### DATA
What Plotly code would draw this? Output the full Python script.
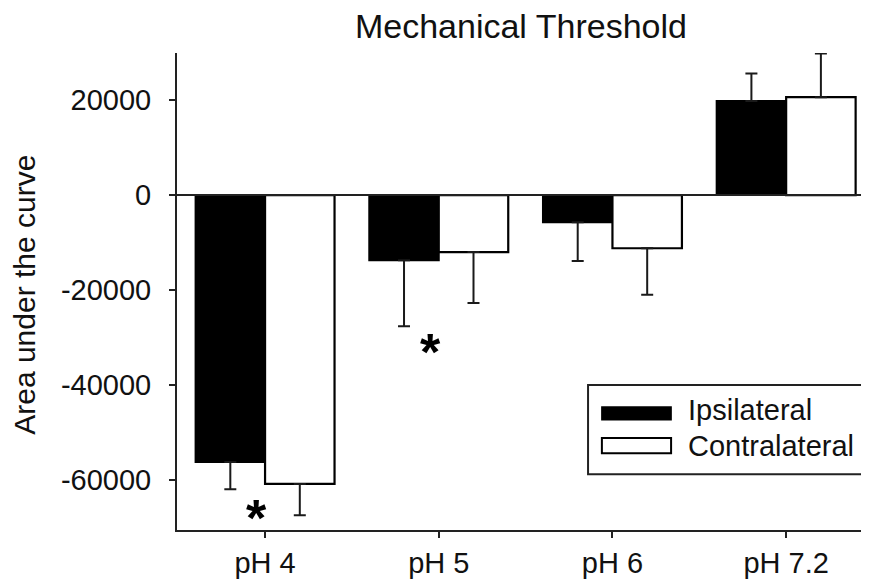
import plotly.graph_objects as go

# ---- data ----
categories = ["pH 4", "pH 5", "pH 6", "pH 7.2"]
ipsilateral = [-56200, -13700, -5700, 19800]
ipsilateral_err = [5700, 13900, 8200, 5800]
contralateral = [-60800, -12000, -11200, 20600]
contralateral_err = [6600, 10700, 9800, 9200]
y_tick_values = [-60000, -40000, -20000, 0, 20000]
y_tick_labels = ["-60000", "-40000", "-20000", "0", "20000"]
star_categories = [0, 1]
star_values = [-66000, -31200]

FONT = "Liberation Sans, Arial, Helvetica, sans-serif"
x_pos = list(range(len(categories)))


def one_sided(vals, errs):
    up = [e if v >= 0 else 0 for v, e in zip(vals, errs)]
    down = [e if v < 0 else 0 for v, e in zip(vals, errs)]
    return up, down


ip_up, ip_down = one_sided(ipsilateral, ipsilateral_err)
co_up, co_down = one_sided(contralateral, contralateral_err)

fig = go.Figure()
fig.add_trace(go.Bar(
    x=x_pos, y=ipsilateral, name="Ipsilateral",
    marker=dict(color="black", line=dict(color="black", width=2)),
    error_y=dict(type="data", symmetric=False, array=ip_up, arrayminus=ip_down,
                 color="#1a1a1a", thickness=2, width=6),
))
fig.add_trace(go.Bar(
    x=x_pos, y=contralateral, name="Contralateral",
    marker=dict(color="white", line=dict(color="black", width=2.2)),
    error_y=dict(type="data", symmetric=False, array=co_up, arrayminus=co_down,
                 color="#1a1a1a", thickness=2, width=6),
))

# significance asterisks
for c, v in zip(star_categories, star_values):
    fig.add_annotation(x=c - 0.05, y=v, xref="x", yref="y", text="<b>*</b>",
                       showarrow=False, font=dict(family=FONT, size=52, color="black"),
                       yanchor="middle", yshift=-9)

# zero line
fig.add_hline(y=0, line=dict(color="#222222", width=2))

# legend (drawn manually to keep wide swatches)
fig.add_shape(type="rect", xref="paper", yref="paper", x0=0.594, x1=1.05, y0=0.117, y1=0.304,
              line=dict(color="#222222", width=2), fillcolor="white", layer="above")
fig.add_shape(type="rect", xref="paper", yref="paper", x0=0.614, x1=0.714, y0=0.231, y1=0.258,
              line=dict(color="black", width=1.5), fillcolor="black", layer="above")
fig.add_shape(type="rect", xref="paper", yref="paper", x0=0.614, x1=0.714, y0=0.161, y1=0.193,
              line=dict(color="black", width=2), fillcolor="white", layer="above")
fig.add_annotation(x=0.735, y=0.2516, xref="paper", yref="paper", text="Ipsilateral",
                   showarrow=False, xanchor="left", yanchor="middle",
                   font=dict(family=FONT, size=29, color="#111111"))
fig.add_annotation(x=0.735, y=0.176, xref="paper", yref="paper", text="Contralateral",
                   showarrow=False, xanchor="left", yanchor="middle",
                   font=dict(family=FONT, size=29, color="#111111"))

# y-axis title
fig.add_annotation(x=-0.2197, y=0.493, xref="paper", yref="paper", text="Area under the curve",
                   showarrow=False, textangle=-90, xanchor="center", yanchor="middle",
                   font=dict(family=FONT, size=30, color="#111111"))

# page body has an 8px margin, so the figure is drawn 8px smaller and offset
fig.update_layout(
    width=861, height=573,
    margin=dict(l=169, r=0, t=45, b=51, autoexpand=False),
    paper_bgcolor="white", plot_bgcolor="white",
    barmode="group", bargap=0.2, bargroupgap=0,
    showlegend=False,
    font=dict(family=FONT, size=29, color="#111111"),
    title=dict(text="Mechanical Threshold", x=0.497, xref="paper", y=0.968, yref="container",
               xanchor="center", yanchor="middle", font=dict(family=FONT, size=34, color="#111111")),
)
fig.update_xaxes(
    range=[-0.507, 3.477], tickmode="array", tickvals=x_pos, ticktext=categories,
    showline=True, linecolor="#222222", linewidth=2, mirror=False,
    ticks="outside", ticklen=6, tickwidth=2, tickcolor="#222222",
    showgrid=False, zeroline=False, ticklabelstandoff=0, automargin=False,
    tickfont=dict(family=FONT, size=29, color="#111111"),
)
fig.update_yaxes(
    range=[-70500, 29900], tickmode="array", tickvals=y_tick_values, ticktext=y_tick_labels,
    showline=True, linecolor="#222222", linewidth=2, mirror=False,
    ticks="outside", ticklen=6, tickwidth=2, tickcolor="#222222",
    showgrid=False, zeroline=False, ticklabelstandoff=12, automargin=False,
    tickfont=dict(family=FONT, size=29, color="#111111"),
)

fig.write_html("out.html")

### REQUIREMENTS
Every line from the top of the material above through the line with "x_pos = list(range(len(categories)))" should be duplicated exactly, please; leave out the pictures.

### SOLUTION TO THIS TASK
What Plotly code would draw this? Output the full Python script.
import plotly.graph_objects as go

# ---- data ----
categories = ["pH 4", "pH 5", "pH 6", "pH 7.2"]
ipsilateral = [-56200, -13700, -5700, 19800]
ipsilateral_err = [5700, 13900, 8200, 5800]
contralateral = [-60800, -12000, -11200, 20600]
contralateral_err = [6600, 10700, 9800, 9200]
y_tick_values = [-60000, -40000, -20000, 0, 20000]
y_tick_labels = ["-60000", "-40000", "-20000", "0", "20000"]
star_categories = [0, 1]
star_values = [-66000, -31200]

FONT = "Liberation Sans, Arial, Helvetica, sans-serif"
x_pos = list(range(len(categories)))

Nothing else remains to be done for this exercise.